The traditional image of the beauty or bijin-zu or
bijin-ga as we say in Japanese, was something that become very popular from
about the 17th century into the 18th century,
was successful, commercially, we see hundreds and
hundreds of images of imagined beauties in ukiyo-e or floating art,
floating world art in the 18th and 19th century.
We see that the production of images of beauties doesn't stop right at the end
of the Edo period, but is carried on into the modern era,
into the 1870s, into the 1880s, but is not a static form.
We see the image of women, young women,
appearing in various new style of expression.
For example, the newer forms of fiction,
which we see emerging in the 1880s and the 1890s.
The image that I want to introduce today in our lesson is from a collection
of ghost stories, the Demonic Tales from a Nocturnal Window,
which was written and published, the first edition of it, in 1889.
It was written by a man named Ishikawa Kōsai, who was a a Sinitic scholar and
literary person active in Tokyo in the Meiji era,
and it was written entirely in classical Chinese.
When we translate it into modern Japanese or English, it reads like a modern novel.
But in fact, the whole text was written in classical Chinese.
Lafcadio Hearn, by the way who was living in Japan at the time, was an avid reader.
He really, really liked this story a lot, and
used some of the short stories in it to translate and
to re-adapt into English in his famous Kuaidan, or Ghost Stories, book.
But anyway, the image that we have right here is
the illustration of a short story, which was titled Beauty in the Painting.
We can see the title here right above me right here.
It says ga-bijin which means "painting beauty," It's kind of hard to translate it.
It's sort of a term on its own.
It refers to beautiful women as paintings.
In other words, beauties who never existed but exist as paintings.
I translate it here as beauty in the painting.
We can see a hanging scroll in this very, very sort of old-style Japanese room.
We know that it's old style because the young man who's sitting here
leaning against his desk has an old sort of feudal-style
sort of hairdo, so we know that it's from the Edo period.
Anyway, he has a tokonoma area here in the room
in order to display flowers and beautiful pottery and also hanging scrolls.
And he has one scroll that's hanging there and it's white.
There's nothing written on it at all.
We can see that this is a sort of smoky tale here.
Excuse me, there's a smoky trail here.
And it leads into the sort of full blown picture of this woman, who is descending,
literally, from the scroll into the room.

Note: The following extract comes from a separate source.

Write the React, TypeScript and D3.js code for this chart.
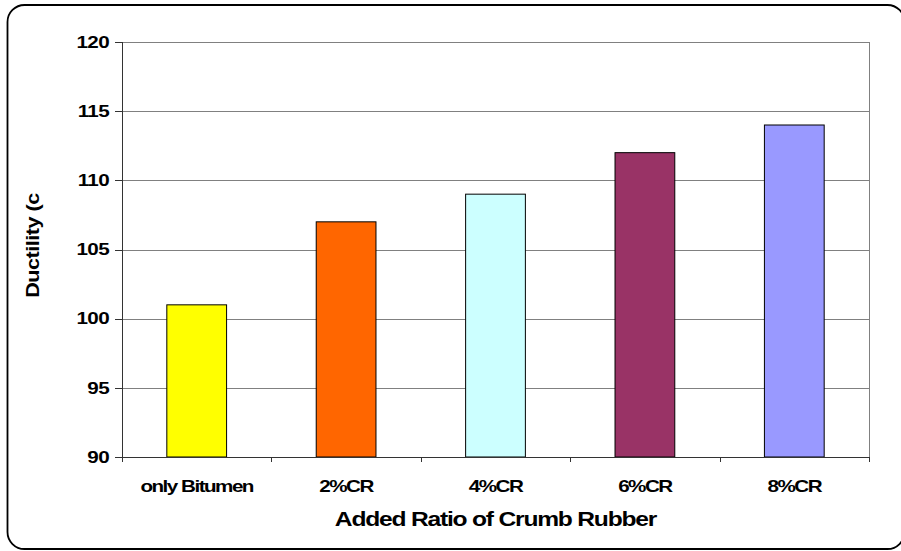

We can see that she's moving out of the tokonoma towards him, and
he's kind of taken aback, and sort of moving back here.
This is one of the scenes from the story.
So let me give you a summary of this story itself.
This young man lives in a manor in Edo.
This is towards the end of the Edo period, perhaps in the 1830s or the 1840s.
He's recovering from an illness.
He's very, very, bookish, so he's happy to be at home.
And during his recovery, an uncle of his, who is a samurai for
the bakufu government, traveled west to Nagasaki.
And when he came back from business, he brought,
as a souvenir from Nagasaki, a painting, a hanging scroll which he had bought there.
Of course, Nagasaki was, in the Edo period,
the single open port to trade with China.
And there are a lot of things that you could buy in Nagasaki,
which had just come off the ship, literally, from China.
So he bought this scroll, hanging scroll, in which was depicted a very, very,
beautiful young woman.
He thought that his nephew, who was not feeling well, would really enjoy it.
And it might, sort of encourage him, to get up,
and walk around, and recover more quickly.
So anyway, he's given this lovely scroll by his uncle, and he hangs it in his room.
And as he's reading, he sort of wanders off in his thoughts and he dozes,
he sort of has a daydream.
Right before he has his daydream, though,
he writes a poem, a quatrain, in classical Chinese,
as he's looking at the portrait, he finds a fascinating, very,
very attractive, very, very beautiful woman.
He's attracted to her, and he writes a poem, which, he says,
is to be inscribed on the painting.
In other words, he dedicates his words to
the woman who's portrayed in the picture itself.
As we've seen before, these images of young women and
young men who write poems dedicated to them, but one step further,
were conceived to be inscribed onto the so-called body of the painting themselves.
These were very, very popular, very common on this period,
so he's writing this quatrain there, so dedicating and
devoting it to this beauty whom he knows he will never meet.